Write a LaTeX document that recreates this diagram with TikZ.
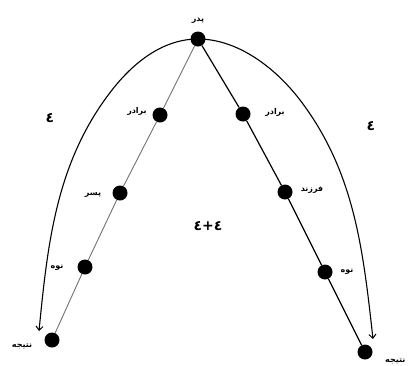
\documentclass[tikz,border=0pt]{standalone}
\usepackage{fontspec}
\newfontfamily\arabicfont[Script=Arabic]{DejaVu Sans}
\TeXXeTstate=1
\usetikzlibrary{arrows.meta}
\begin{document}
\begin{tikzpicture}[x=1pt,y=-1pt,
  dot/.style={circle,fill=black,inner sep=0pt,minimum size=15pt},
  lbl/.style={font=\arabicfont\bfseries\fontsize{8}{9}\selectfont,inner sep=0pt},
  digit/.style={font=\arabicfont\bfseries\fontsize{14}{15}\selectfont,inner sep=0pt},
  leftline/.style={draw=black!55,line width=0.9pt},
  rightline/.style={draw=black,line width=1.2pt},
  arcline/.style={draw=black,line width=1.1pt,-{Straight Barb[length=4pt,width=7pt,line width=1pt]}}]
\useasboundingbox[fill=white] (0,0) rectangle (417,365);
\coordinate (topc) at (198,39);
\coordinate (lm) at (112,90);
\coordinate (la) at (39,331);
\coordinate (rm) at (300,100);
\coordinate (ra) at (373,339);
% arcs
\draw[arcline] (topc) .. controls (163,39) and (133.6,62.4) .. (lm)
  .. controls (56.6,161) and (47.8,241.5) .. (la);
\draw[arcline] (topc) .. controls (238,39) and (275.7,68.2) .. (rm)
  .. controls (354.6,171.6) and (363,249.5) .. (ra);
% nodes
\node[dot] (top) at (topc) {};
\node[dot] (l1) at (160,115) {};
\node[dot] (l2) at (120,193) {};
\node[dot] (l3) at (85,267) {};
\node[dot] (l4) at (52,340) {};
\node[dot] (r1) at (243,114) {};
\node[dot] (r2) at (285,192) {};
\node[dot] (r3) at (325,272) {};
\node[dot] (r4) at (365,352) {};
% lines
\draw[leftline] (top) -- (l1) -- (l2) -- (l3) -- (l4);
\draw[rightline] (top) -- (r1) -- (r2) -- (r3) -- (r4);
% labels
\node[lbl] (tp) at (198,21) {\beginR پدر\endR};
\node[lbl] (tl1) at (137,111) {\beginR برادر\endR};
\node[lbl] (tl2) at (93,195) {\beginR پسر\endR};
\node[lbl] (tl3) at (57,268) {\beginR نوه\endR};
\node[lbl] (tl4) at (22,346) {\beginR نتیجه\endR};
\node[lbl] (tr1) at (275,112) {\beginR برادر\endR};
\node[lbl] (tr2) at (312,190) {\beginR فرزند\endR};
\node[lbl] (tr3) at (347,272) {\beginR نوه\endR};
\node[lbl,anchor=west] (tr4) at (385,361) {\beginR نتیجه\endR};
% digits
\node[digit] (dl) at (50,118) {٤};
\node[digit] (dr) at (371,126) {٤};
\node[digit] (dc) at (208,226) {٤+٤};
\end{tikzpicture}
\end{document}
---
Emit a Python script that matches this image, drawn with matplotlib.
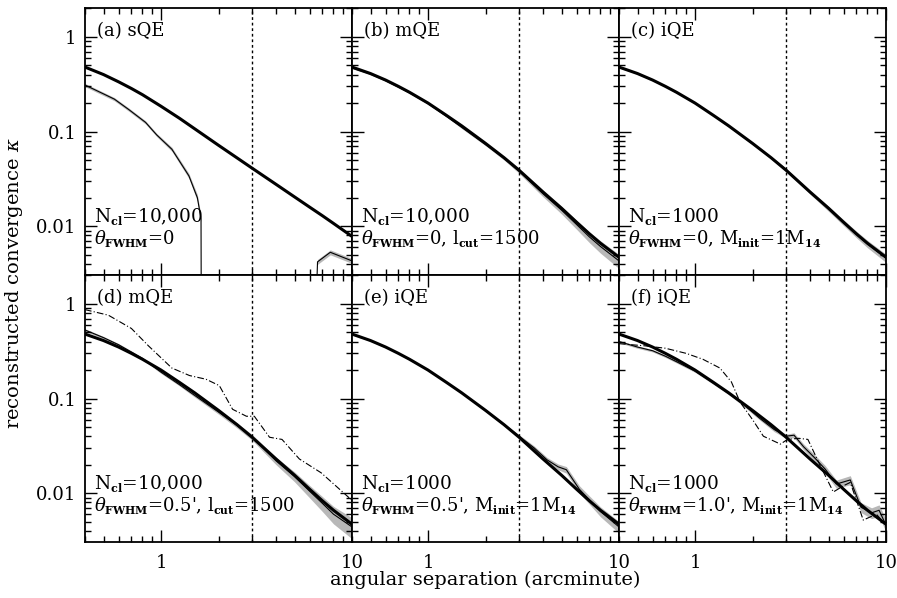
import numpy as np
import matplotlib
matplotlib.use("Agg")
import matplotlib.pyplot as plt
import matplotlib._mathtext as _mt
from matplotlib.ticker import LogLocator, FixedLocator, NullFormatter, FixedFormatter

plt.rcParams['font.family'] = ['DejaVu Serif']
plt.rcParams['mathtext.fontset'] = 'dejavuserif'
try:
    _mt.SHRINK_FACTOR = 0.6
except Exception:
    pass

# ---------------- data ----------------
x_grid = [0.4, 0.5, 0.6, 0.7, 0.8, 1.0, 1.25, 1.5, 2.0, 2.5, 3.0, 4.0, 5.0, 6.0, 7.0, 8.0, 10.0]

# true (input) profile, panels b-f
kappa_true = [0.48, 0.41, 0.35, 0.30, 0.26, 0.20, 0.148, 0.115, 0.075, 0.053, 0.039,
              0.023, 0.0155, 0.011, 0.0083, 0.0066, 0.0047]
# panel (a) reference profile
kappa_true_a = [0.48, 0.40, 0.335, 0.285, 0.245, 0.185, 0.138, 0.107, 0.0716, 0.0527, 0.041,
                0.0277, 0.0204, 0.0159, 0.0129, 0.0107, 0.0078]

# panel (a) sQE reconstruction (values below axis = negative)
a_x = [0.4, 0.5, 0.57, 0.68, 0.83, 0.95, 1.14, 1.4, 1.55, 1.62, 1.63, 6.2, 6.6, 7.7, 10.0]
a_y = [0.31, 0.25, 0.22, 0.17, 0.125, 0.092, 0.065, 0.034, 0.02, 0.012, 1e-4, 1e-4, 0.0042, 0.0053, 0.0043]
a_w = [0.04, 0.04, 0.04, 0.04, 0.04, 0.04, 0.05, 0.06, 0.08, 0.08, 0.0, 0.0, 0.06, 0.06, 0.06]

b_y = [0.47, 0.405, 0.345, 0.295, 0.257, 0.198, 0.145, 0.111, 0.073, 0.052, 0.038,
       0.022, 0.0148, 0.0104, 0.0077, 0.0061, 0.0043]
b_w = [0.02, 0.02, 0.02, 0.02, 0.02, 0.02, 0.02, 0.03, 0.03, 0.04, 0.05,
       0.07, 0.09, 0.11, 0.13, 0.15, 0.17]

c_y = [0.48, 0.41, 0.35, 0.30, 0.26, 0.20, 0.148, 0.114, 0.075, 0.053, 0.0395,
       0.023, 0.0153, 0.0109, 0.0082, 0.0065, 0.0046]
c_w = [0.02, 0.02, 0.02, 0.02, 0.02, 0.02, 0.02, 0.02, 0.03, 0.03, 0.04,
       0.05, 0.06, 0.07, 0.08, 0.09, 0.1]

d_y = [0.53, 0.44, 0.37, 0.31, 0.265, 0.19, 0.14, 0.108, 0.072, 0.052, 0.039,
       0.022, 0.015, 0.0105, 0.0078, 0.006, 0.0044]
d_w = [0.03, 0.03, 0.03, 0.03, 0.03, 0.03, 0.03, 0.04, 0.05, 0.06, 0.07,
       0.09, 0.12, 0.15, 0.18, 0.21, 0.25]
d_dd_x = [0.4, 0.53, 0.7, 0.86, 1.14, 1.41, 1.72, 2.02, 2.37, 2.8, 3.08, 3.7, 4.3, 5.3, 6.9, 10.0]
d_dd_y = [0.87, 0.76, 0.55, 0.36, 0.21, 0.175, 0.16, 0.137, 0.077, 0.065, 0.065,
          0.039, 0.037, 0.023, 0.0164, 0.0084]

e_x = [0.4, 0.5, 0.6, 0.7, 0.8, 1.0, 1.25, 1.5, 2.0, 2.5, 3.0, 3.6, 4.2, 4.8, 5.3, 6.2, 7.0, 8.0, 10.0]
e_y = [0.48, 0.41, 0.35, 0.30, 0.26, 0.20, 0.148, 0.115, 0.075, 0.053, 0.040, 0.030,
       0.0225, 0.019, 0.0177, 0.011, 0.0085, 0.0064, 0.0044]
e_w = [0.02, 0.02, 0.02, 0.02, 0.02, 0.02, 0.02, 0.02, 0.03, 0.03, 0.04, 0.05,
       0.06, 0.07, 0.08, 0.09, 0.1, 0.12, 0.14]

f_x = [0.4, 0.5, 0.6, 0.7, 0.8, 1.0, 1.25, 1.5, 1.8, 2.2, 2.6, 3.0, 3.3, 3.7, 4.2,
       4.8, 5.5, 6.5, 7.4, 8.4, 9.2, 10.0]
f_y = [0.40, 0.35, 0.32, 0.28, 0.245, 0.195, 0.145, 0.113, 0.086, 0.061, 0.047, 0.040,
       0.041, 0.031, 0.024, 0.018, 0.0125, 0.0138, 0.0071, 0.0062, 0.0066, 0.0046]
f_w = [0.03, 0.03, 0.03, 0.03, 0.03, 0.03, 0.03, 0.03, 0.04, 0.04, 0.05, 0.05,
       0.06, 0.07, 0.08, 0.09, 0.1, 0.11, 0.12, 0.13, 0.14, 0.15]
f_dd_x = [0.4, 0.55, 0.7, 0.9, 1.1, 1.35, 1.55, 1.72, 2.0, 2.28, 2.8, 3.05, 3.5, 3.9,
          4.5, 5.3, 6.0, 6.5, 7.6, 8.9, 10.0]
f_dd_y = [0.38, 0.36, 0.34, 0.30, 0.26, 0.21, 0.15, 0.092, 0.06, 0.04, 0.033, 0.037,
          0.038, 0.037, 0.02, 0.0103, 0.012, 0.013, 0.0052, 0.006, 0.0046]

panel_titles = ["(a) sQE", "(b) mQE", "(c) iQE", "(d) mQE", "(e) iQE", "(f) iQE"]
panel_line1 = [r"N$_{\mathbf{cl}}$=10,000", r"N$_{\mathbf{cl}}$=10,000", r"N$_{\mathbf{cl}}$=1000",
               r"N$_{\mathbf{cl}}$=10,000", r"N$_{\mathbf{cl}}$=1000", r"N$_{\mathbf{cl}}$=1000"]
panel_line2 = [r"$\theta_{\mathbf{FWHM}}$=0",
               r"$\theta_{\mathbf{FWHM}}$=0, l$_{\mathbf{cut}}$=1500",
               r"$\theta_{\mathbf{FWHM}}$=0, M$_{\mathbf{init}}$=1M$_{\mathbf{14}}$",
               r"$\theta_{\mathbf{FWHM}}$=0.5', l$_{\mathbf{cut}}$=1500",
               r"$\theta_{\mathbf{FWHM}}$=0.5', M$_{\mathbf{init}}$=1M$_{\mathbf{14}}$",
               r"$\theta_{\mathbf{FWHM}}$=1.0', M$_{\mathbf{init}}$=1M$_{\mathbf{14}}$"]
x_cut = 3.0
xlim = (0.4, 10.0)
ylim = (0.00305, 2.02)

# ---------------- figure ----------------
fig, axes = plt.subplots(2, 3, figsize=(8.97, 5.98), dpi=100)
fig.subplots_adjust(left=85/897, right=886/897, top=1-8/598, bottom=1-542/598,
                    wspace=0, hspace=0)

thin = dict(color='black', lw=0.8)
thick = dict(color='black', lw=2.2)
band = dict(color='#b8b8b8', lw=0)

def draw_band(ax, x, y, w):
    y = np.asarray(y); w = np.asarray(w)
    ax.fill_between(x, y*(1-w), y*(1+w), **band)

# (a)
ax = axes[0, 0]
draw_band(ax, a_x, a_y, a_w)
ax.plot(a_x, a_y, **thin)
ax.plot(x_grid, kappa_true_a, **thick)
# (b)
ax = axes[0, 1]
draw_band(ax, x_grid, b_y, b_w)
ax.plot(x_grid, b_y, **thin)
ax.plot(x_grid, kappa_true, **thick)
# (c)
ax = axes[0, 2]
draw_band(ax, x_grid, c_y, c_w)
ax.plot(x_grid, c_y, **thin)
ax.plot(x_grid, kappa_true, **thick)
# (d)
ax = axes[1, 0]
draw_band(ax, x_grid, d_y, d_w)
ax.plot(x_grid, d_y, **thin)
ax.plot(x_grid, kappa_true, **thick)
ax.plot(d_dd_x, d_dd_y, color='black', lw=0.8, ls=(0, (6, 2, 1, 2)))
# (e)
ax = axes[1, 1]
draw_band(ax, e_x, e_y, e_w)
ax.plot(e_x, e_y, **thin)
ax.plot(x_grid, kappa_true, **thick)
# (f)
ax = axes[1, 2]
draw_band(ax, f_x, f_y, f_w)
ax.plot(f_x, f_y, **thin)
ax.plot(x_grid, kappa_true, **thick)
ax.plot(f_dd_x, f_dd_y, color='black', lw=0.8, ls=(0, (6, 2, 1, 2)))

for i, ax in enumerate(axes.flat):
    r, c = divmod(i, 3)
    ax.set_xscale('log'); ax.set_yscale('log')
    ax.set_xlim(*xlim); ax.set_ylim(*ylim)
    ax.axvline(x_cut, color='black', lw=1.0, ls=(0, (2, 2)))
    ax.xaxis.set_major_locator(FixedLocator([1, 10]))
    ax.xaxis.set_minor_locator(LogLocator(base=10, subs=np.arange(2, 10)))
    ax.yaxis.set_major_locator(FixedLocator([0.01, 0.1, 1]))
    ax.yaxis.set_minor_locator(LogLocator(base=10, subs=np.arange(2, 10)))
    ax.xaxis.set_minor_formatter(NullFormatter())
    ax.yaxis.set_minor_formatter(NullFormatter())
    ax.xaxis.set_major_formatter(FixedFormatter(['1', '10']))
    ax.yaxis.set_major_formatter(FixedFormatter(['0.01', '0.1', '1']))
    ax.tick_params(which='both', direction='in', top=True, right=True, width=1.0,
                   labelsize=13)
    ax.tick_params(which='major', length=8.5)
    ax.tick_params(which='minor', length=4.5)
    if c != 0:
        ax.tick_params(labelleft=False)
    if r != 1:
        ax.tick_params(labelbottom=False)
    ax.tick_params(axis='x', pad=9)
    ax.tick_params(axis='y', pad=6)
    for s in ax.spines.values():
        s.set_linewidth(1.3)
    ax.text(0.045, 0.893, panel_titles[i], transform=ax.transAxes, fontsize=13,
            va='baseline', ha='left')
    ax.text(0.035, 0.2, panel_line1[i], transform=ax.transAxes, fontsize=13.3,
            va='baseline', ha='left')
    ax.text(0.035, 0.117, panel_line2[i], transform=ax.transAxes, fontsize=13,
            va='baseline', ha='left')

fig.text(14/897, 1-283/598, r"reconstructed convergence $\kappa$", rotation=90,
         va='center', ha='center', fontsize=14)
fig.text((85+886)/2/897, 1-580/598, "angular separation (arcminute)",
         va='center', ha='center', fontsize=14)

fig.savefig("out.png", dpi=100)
--
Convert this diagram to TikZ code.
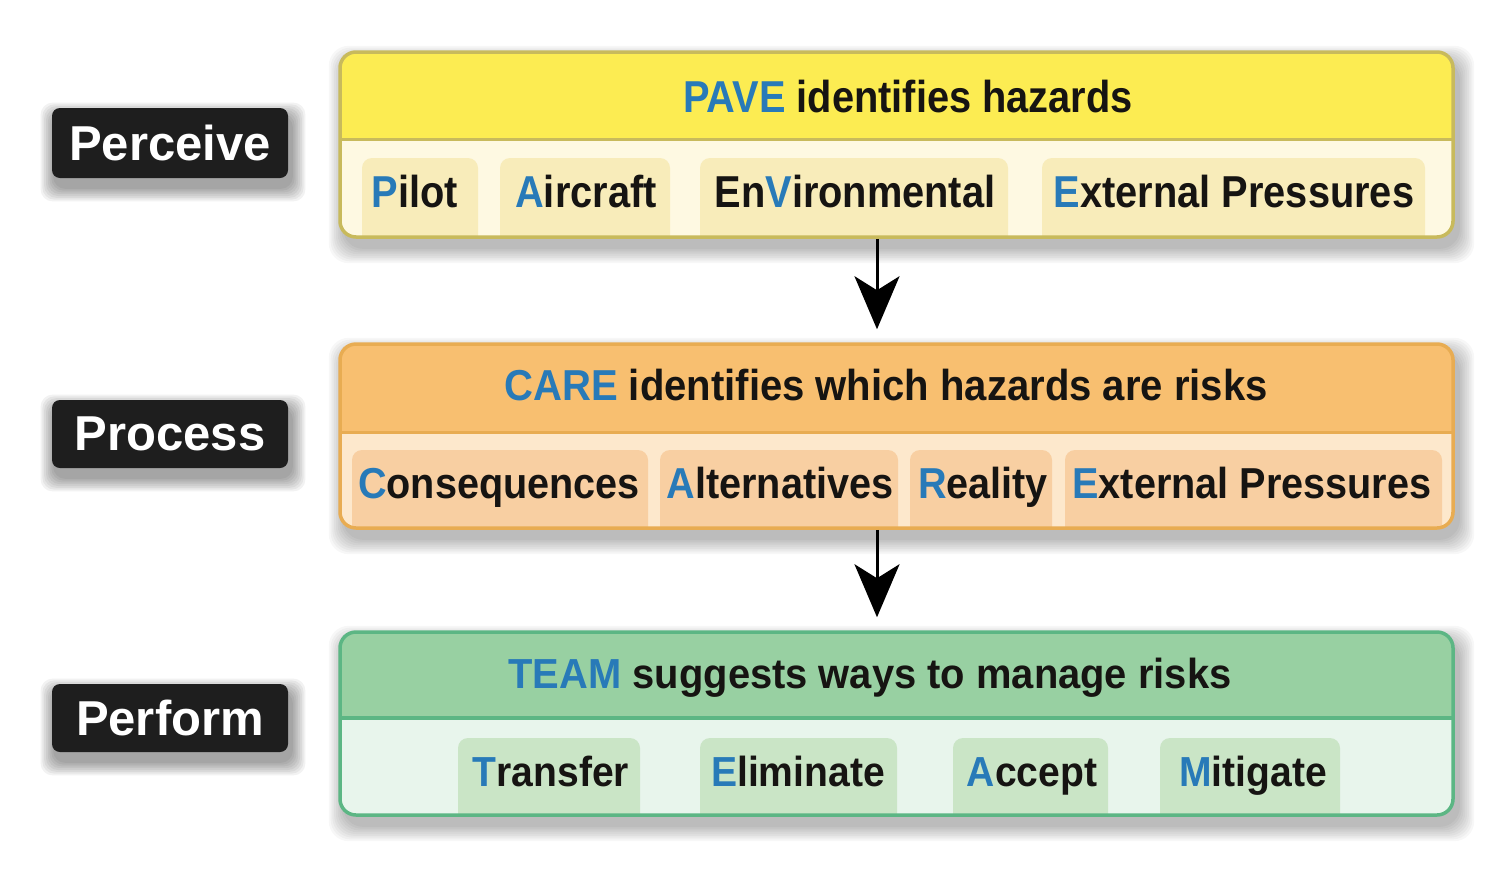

■ **CHALLENGE**
The first line to give again is the one with "Emit a Python", and the last is the one with "6.0, 7.0, 8.0, 10.0]". Repeat them and everything between exactly, minus the pictures.

■ **TASK RESULT**
Emit a Python script that matches this image, drawn with matplotlib.
import numpy as np
import matplotlib
matplotlib.use("Agg")
import matplotlib.pyplot as plt
import matplotlib._mathtext as _mt
from matplotlib.ticker import LogLocator, FixedLocator, NullFormatter, FixedFormatter

plt.rcParams['font.family'] = ['DejaVu Serif']
plt.rcParams['mathtext.fontset'] = 'dejavuserif'
try:
    _mt.SHRINK_FACTOR = 0.6
except Exception:
    pass

# ---------------- data ----------------
x_grid = [0.4, 0.5, 0.6, 0.7, 0.8, 1.0, 1.25, 1.5, 2.0, 2.5, 3.0, 4.0, 5.0, 6.0, 7.0, 8.0, 10.0]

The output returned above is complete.